Por: Belarmino Van-Dúnem
O conceito de democracia tem vindo a transformar-se ao longo do tempo. Desde a Grécia antiga onde o Poder do Povo tinha limitações de abrangência e inclusão, por exemplo as mulheres não votavam e os mais pobres não podiam ser candidatos a cargos públicos porque as funções de Estado não eram remuneradas, passando pelos tempos da discriminação pela raça e/ou sexo que os europeus durante vários séculos praticaram.
Actualmente, as principais questões prendem-se com as limitações de tempo, ou seja, se até a metade do século passado, o que se pedia e exigia era o cumprimento dos parâmetros constitucionais, actualmente levanta-se a falsa questão do tempo. Ninguém pode permanecer muito tempo no poder, tem que dar oportunidade aos outros. “Por amor de deus”. Quem manda é povo e a personalidade que está no poder deve consultar o povo para legitimar o exercício do poder. Inclusive podemos ir mais longe e afirmar que o voto popular não é, para a maioria dos casos, a forma mais assertiva de legitimar o exercício do poder. Sobretudo em África onde as clivagens étnicas, políticas e sociais são muito salientes.
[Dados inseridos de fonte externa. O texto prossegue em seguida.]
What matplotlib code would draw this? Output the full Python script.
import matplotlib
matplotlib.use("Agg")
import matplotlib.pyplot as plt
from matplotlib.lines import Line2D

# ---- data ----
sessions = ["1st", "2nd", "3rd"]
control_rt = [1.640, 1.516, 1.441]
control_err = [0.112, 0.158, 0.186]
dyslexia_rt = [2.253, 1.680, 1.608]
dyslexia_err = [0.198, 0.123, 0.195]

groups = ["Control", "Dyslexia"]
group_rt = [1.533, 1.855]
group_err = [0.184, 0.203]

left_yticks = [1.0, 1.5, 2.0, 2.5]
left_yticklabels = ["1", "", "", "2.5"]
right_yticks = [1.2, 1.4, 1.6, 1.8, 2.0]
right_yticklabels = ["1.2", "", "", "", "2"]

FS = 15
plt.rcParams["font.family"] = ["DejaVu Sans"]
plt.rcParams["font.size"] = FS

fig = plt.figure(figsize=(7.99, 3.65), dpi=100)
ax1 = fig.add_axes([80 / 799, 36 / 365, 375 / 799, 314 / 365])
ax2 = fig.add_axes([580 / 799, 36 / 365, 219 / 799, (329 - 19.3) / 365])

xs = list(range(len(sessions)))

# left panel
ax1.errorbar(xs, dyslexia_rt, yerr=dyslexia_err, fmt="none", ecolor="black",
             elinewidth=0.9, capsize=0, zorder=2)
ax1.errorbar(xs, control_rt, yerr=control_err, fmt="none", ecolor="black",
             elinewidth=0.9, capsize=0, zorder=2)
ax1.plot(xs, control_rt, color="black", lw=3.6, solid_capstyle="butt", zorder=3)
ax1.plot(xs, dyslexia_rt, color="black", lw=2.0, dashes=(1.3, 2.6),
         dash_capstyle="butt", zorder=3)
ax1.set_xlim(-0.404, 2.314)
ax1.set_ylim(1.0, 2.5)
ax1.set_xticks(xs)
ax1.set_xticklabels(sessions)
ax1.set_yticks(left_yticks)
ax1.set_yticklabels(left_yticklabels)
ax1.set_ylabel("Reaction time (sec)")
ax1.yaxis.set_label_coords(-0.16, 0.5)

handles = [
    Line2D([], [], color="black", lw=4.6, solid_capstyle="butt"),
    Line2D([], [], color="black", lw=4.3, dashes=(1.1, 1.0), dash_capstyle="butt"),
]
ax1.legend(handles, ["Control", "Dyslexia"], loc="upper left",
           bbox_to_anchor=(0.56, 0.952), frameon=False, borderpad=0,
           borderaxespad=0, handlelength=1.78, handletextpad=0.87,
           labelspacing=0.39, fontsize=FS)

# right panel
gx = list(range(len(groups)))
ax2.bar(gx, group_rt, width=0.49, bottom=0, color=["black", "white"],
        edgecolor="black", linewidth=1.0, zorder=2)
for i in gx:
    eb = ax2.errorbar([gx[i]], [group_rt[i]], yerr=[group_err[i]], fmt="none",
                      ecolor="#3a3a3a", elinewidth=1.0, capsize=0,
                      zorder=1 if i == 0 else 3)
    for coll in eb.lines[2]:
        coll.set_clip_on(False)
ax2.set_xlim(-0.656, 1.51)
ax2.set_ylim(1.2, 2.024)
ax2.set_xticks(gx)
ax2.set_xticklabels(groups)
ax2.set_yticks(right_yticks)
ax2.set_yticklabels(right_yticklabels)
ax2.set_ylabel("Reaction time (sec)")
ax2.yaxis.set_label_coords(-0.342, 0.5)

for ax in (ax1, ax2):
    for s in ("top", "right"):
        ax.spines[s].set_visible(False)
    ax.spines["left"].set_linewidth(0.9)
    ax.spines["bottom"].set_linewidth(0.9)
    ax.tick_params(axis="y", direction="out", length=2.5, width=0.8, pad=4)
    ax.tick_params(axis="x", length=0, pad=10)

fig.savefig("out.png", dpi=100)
Os problemas dos limites temporais no poder trazem ainda outro problema estrutural. O facto dos projectos políticos e de sociedade ficarem por concretizar, sabemos que a transformar da sociedade só é possível atravessando pelo menos duas gerações de dez anos. Ainda coloca-se o caso dos políticos que fazem uma espécie de permuta, ou seja, fica tu e depois volto eu.
O Presidente do Senegal, já no fim do seu segundo mandato de cinco anos, é um exemplo claro desse dilema. Quando foi eleito no ano 2000, colocou fim à mais de 40 anos de domínio socialista (PS) no Senegal no poder desde 1958. Actualmente com 86 anos de idade, o Presidente Wade, através do seu Partido PSD, efectuou uma alteração na constituição que colocou fim as limitações de candidaturas a presidência de dois mandatos de cinco anos cada. Mas, como é próprio dos juristas, a interpretação da lei está a provocar divergências. Uns defendem que a lei deve ser retroactiva, ou seja, as eleições do próximo dia 26 de Fevereiro de 2012 devem ser efectuadas com base na constituição de 2001. Mas outros acham que o Presidente Wade não está abrangido pela nova lei constitucional, portanto pode renovar o seu mandato pela terceira vez. Alias, o Tribunal constitucional já aceitou a sua candidatura.
A oposição e a sociedade civil é que não baixaram os braços e fizeram um levantamento contra a candidatura do actual presidente, que a luz da nova Constituição teria mais um mandato de sete anos. O movimento Forças Vivas da Nação de 23 de Junho (M23) cujo único objectivo é impedir a candidatura de Abdoulaye Wade, congrega a maioria dos partidos da oposição. O Conselho Constitucional do Senegal recebeu dezassete candidaturas, catorze foram aprovadas, mas os recursos não param de crescer.
A oposição está a perder sinergias porque não conseguiu um candidato consensual. Uma análise fria dos factos mostra que o problema pode não ser o presidente Wade, mas o facto de não existir um candidato a altura, no seio da oposição, para fazer face ao actual Presidente. Todos os candidatos da oposição alegam ser candidatos naturais e com probabilidade de vencer. Mas o mais mediático é o cantor e empresário Youssou N’Dour, embora não tenha qualquer tipo de experiencia política e até na administração pública.
A maior surpresa veio do Ocidente. Os EUA e a União Europeia, como sempre, decidiram posicionar-se e apelaram ao Presidente Wade que retirasse a sua candidatura, partindo para ameaças e tudo. Independentemente dos contornos existe a certeza que o Senegal que sempre teve alguma estabilidade, está a caminhar para o caos e as novas formas de impor democracia não respeitam a constituição dos Estados, mas o desejo ou não da opinião visível querer ou não quem está no poder.
É necessário repensar as formas de organização das sociedades, porque há tendência de existir um aproveitamento dos partidos políticos com relação aos midias: colocam os seus militantes nas ruas, aparecem duas centenas que passam a representar todo o eleitorado que, em alguns casos chegam a milhões. Se quem está no poder toma a decisão de colocar os seus apoiantes na rua, o acto fica catalogado como repressão e não só.
O Presidente Wade está entre a espada e a espada porque caso retire a sua candidatura estará a dar razão aos partidos da oposição e o seu partido já não vai a tempo de indicar um outro candidato. Se der continuidade a sua candidatura pode estar a caminhar para o início de uma escalada da violência que manchará para sempre a sua carreira. Agora é fazer ao contrário de São Tomé, ver e esperar.